Достаточно просмотреть комплект официального правительственного органа — газеты «Монитер» с октября 1793 по июль 1794 года включительно (т. е. до переворота 9 термидора), чтобы понять, какое место в сознании современников занимал «заговор Батца». Широкие масштабы этого заговора стали несомненными для Робеспьера после ознакомления с доносом Шабо и особенно после получения более подробной информации от Фабра д’Эглантина. Из заметки, сделанной Неподкупным в записной книжке, следует, что он считал заговор грозной опасностью для Республики. Робеспьер записал: «Во главе этого заговора стоит барон де Батц». Тем не менее Э. Дакост утверждал, будто комитеты ничего не знали о Батце до начала апреля 1794 года. Это неправда, учитывая, что о роли Батца Шабо говорил и писал начиная с середины ноября 1793 года. Как бы то ни было, в апреле, по крайней мере формально, были приняты меры к поимке Батца. Однако, как мы увидим, когда агенты Батца предстали перед судом, общественный обвинитель Фукье-Тенвиль на основе закона от 22 прериаля легко сумел лишить их возможности сделать какие-либо разоблачения, неугодные властям.
Вскоре после 9 термидора барон издал брошюру с вызывающим названием «Заговор Батца, или День шестидесяти». Она была напечатана небольшим тиражом и уже в 1816 году представляла библиографическую редкость. Даже сам Батц не смог раздобыть и перечитать свое сочинение. (К началу XX в. было известно о двух экземплярах «Заговора…».) В этих мемуарах Бати изображает себя мирным обывателем, проведшим весь период якобинского правления «в состоянии почти тупой пассивности». Он уже предполагал бежать из Парижа, однако этому помешал арест друзей, которых он не мог оставить в беде даже с риском для жизни, но и не осмелился спасать.
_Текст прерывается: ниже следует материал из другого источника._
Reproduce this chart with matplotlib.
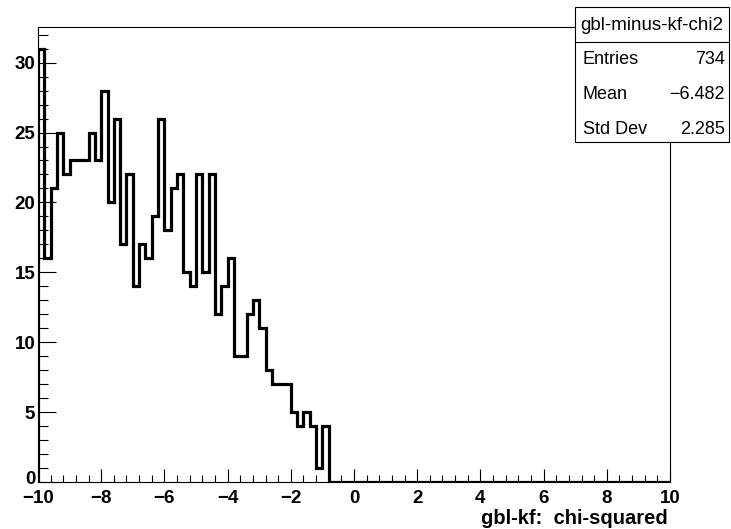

Батц, по его словам, скрывался в доме одного из не названных им знакомых. «И в то же самое время, — продолжал он, — убийцы представляли меня в виде нового Протея, принимавшего различные обличья, ускользавшего от надзора властей, проявлявшего самую изумительную активность… Я никак не мог представить себя имеющим такое важное значение, что от моей персоны зависели судьбы Французской Республики… Я утверждаю, — писал далее Батц, — что не принимал никакого участия ни в одном из событий, ни в одном из тех заговоров, вину за организацию и результаты которых возлагали на меня. Пойду дальше. Я утверждаю для сведения всех тех, кто незнаком со мной, что для меня было бы невозможным быть гражданином Республики, втайне злоумышляя против нее. Искать помощи и покровительства ее законов и использовать их против Республики показалось бы мне низким и трусливым. Я утверждаю, что, находясь во Франции, я не поддерживал никакой переписки, не имел никаких, ни прямых, ни косвенных, связей с королями, князьями, генералами и министрами, главным агентом которых пытались представить меня комитеты, ни даже с кем-либо из иностранцев и эмигрантов…»
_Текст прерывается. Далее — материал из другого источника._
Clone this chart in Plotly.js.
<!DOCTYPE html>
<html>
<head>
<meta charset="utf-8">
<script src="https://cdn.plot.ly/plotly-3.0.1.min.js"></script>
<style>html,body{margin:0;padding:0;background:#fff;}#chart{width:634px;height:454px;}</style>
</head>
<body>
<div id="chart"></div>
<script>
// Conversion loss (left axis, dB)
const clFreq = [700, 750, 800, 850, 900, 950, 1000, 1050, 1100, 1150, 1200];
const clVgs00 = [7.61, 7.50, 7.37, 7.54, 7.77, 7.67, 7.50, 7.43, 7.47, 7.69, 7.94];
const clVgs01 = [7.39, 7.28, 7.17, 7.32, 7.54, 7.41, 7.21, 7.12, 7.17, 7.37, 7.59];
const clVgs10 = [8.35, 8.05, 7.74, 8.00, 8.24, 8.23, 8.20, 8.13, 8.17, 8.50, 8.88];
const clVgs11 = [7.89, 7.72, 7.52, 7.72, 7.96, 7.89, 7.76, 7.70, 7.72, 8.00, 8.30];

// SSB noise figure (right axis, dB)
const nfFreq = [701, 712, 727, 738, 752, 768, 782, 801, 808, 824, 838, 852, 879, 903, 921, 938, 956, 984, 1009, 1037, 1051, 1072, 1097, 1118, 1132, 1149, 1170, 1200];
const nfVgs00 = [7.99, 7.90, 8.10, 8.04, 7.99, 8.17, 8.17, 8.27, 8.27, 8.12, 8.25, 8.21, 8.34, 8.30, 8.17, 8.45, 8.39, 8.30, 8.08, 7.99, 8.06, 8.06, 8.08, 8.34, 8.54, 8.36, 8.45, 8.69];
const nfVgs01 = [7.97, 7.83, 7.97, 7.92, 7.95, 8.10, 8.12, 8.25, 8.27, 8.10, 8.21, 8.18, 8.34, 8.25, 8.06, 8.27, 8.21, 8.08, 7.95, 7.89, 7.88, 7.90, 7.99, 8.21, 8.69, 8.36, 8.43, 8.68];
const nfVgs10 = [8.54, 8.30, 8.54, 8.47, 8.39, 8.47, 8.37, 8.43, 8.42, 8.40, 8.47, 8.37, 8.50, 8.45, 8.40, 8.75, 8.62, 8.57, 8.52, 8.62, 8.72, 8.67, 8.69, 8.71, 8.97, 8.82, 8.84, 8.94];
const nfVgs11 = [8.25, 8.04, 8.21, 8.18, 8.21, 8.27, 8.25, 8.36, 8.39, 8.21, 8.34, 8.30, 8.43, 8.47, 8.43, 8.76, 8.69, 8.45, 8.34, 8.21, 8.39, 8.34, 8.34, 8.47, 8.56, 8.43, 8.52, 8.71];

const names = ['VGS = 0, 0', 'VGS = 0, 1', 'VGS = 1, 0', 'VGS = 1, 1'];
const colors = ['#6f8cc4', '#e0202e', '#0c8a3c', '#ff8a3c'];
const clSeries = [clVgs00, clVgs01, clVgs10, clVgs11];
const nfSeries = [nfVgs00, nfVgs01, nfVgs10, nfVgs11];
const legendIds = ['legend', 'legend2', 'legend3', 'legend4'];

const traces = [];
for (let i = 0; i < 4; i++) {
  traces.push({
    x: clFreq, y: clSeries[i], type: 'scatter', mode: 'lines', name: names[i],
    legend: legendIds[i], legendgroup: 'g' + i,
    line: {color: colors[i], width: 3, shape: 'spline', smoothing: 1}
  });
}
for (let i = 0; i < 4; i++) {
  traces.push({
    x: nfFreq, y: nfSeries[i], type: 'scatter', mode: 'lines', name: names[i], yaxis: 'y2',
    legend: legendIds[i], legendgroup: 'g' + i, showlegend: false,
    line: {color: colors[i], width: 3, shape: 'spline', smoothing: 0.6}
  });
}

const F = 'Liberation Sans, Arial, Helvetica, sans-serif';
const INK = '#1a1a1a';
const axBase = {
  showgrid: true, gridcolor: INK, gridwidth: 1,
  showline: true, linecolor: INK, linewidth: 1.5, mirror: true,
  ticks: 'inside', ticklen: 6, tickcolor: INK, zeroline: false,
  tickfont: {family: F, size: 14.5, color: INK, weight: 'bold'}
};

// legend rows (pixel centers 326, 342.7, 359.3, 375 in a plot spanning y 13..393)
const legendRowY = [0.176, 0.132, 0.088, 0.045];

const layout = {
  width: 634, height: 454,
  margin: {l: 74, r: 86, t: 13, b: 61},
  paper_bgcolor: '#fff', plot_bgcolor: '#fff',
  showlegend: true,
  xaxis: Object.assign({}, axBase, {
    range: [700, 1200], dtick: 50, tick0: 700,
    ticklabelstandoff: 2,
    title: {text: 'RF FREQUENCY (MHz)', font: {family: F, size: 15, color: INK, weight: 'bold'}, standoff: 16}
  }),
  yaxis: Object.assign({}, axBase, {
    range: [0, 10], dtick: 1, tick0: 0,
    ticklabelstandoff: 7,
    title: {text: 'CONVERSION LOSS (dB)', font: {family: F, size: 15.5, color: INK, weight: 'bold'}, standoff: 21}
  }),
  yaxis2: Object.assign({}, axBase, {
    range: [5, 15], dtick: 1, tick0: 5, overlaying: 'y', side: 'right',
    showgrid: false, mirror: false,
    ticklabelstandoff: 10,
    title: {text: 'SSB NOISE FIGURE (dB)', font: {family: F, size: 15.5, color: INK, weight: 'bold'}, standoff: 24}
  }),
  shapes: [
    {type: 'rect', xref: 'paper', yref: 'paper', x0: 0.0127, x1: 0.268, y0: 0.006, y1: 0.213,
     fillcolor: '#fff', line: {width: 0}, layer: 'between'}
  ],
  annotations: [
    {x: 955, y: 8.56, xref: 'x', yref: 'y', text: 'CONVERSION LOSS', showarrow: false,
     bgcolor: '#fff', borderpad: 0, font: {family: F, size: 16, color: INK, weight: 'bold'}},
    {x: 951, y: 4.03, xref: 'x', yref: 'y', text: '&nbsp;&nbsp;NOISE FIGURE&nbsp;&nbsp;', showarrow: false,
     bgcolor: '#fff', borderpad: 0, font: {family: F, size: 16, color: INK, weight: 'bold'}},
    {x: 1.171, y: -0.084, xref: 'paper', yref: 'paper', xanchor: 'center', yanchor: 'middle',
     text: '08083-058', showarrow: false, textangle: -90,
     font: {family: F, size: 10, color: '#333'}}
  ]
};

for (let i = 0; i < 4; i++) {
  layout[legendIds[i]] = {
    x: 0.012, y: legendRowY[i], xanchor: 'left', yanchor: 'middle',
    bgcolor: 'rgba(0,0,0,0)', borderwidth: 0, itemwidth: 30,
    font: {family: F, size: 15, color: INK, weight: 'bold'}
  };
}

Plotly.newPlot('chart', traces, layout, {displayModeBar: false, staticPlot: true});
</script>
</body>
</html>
Батц с негодованием отвергал приписывавшуюся ему роль тайного главы роялистских и иностранных заговорщиков не только в Париже, но и в Тулоне, Бордо, Лионе и Марселе. «Я заявляю, — писал Жан Батц, — что не принимал участия ни в одном из этих событий, ни в одном из заговоров, которые мне приписывают, не играл роль зачинщика или действующего лица». В итоге Бати уверял: «…период, к которому комитеты относят мои мнимые заговоры, был как раз временем, когда мое поведение отличалось строжайшей осмотрительностью, изолированностью от всякой агитации в Париже и во Франции».